Tiwai's smelter uses 15 percent of New Zealand's electricity, but if it closes, the head of Transpower says we'd still cope.
Rio Tinto abandoned talks with the Government over a possible subsidy for the smelter last week. Then, the Opposition was full of doom.
"Essentially there is a big question mark hanging over all of the electricity generators in New Zealand," says Green Party co-leader Russel Norman.
But Mr Strange says the industry was already preparing for that eventuality by 2022. It's just that now it may come sooner.
"If something happened at Tiwai and it disappeared tomorrow – we had a huge fire – we'd spill a little bit of water for a couple of years," he says. "But in reality it's not going to shut quickly."
Manapouri Power Station currently supplies Tiwai, but Mr Strange says it would take only three summers to tweak its lines into the national grid at the relatively low cost of $110 million.

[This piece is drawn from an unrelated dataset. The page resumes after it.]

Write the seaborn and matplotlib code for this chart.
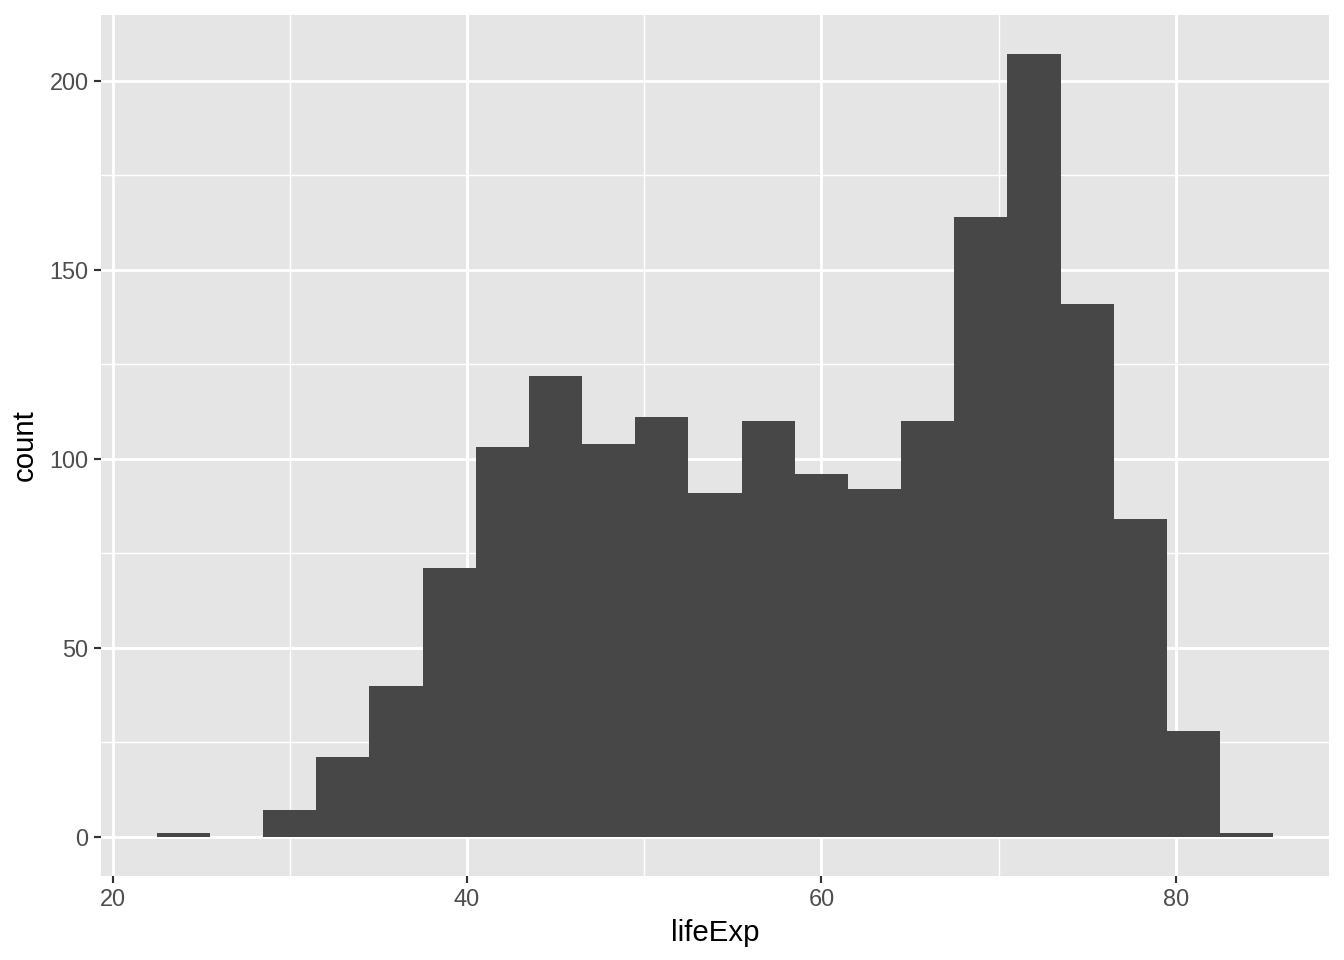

"It'll have a downward effect on wholesale prices, which will be a relief to some struggling businesses," says Mr Strange.
But if that's good news for consumers, it isn't for investors in companies like Mighty River Power, which will make less profit and lower returns to shareholders when power prices tumble.
But any tumble would be short-term. Mr Strange says the market would ensure coal-fired power stations like Huntly closed sooner rather than later, and new plants just wouldn't get built for four or five years.
"We don't need it and people are more rational in the end," says Mr Strange. "There's no point in growing more carrots when there's a glut."
Power industry consultant Brian Leyland says instead of ensuring demand always exceeds supply, the industry could invest to prevent future crises, like droughts, having any impact on supply.
"I'm quite sure that the electricity industry, which controls the market and controls the power price, will arrange to keep this on the edge of a shortage and keep the prices as high as they need to make a good profit," says Mr Leyland.